Ron:
I have a number of comments on the draft.
Clarifications:
The discussion of traceroute in section 5, 2nd para. Are you really saying that
traceroute only reveals the current layer/level and reveals no knowledge of nesting of
lower layer/level tunnels or the relationship of the current level to higher levels?
It doesn't clearly come out.
Comments on application requirements (numbers correspond to the requirement):
1) I think a broader discussion of some of the security issues needs to be raised. First by
whatever means a trace request needs to be able to be instantiated at a tunnel end
point. Second, as a result of initiating a trace, any node in the network may be required to
generate a response to the tracing application. Therefore the tracing application is required
to promiscuously accept responses. A mechanism is required to authoritatively associate
responses with requests and discard spurious messages. Further such a mechanism should not be
able to be leveraged for denial of service attacks (e.g. spurious trace responses forcing lots
of cryptography, defense against replay attacks etc.).
2) Any interface? I think any routable interface (mind you this is where separating out routing
limitations into a separate section reduces the clarity). I think there is a separate stipulation that
there is no representation as to the number of protocol exchanges it takes to perform a trace
(other than permitting the trace originator to perform some measure of flow control by the protocol
being designed to bound the number of responses a transaction will elicit; ideally 1 to 1, this also
has DOS implications similar to ICMP smurf type attacks whereby the responses to a single
message can be unbounded). You actually bring this up obliquely in the protocol requirements, but IMHO it
should be expressed less prescriptively.
3) Is third party really a special case? Can I not instantiate an in-line trace using management
protocols etc. and pull back the results.
4) the application "displays" tunnels (editorial nit)? are we really discussing how much information the
application collects and reports on. The alternative interpretation is that the same amount of
information is always collected, and somehow filtered during presentation.
4) When you say "single hop" or "in detail", are you really saying "this layer" or "constituent
lower layer components"? It could use clarification.

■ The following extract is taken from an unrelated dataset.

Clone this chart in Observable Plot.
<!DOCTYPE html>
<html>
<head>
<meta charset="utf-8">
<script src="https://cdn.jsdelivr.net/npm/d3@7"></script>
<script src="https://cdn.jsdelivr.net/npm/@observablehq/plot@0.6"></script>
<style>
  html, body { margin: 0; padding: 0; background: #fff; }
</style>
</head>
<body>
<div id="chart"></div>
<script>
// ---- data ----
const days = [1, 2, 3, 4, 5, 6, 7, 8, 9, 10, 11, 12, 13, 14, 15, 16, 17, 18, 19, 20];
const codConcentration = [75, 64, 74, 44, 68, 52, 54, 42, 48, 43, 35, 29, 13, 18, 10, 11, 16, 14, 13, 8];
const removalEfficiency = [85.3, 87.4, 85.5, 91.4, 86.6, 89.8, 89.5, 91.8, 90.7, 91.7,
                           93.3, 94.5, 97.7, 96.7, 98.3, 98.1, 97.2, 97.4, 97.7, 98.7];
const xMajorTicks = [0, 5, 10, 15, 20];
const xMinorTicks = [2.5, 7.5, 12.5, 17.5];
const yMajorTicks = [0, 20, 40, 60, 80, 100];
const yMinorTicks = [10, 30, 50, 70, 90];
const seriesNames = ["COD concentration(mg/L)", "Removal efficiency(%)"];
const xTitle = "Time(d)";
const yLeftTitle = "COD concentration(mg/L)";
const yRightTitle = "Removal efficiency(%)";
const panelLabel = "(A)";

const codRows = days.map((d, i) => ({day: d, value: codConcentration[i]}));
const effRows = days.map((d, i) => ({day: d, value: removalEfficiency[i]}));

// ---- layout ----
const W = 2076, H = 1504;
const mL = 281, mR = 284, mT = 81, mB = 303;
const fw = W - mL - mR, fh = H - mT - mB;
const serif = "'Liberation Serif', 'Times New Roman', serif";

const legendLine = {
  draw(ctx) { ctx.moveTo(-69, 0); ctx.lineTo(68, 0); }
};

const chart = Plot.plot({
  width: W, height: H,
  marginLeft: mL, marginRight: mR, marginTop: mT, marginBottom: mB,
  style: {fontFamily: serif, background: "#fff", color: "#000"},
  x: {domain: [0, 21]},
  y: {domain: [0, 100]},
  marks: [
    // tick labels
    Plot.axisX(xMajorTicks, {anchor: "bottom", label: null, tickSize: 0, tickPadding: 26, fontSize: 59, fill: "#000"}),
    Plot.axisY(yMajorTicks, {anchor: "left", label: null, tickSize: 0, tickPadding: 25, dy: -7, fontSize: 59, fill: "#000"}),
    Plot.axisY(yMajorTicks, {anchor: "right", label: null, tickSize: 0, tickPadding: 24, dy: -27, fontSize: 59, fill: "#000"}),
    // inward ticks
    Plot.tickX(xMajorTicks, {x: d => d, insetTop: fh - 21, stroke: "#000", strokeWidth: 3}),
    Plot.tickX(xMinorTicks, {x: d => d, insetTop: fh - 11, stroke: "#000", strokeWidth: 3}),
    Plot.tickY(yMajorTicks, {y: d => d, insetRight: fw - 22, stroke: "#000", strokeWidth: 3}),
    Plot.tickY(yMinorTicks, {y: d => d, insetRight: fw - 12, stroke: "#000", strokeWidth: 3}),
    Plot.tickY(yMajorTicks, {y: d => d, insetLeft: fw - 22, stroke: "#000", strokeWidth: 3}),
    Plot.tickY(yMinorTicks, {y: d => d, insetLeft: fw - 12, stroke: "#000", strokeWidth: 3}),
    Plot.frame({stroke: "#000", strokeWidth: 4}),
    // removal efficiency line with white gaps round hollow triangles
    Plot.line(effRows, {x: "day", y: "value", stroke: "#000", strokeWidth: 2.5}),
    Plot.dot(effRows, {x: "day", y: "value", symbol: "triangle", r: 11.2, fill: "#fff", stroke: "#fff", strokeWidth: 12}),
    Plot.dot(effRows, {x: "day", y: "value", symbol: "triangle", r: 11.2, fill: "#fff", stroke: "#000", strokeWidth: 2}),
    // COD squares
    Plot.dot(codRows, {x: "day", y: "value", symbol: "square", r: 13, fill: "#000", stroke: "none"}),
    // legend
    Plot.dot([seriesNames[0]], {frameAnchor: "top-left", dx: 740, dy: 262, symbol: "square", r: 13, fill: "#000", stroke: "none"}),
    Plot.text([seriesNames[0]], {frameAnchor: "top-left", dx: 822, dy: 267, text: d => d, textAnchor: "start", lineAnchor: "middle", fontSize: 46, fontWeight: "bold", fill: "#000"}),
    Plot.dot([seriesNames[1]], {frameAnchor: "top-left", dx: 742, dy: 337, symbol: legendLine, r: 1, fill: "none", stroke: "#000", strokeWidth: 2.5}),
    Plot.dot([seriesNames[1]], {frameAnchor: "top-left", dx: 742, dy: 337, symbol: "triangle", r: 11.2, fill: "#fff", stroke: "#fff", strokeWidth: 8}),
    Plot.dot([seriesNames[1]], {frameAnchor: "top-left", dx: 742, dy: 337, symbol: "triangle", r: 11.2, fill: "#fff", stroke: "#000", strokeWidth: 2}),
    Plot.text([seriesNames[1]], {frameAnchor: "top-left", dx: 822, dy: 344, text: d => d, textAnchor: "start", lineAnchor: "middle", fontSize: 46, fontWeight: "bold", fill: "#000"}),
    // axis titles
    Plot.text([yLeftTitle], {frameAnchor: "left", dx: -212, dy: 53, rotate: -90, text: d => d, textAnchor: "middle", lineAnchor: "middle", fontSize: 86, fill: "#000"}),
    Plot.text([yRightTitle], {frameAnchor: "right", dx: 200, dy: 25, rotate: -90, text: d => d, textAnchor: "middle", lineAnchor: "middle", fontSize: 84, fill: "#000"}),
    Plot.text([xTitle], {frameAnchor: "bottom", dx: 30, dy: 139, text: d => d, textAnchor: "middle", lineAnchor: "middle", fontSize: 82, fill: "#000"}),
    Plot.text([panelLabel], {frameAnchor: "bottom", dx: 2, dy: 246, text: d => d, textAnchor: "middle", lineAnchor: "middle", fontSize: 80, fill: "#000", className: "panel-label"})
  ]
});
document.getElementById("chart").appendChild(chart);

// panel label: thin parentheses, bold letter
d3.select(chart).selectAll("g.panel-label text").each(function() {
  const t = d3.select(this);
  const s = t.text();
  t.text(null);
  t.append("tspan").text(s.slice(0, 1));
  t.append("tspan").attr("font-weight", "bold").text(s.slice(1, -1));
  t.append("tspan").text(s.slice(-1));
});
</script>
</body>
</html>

5) Are you sure the collected information includes round trip delay? It's not clear to me
whether this is some pre-existing chunk of information just lying around, or where the trace
transaction is expected to measure RTT on the fly for every hop and provide current view.
6) I think are more accurate statement is support any tunneling technology that is used between
IP endpoints. Otherwise this is not a sustainable requirement. I am concerned, for example, that
any intervening L2 or layer 2 and a half skewers the model. (e.g.. IP/PPP/L2TP, you can only
reveal the PPP end points, or if you look at L2TP tunnel switches, you appear to be SOL)
7) This is the "detail" referred to earlier? Seems this one is subject to the routing
requirements reported later. Might be easier simply to introduce that limitation here.
8) Is the expectation that the quality of information obtained from a control plane trace and a
forwarding plane be comparable? Can you clarify what you mean by a control plane trace? I can see augmenting
signalling protocols to faciliate this (e.g. LSP query I-D), but that does not fit into this discussion.
10) This seems to be overlapping with a solution framework.
11) Any intention of aligning TTL models with the terminology emerging elsewhere (pipe or uniform
models?).
13) Don't quite grok the motivation. I plead ignorance ;-)
The protocol requirements section is actually rather prescriptive. There are specific requirements
in there that end up as either application limitations or part of an applicability statement (e.g. routing
requirements) or design guidelines. The rest shouldn't be in this document.
IMHO at the present time the document is not quite ready for "prime time".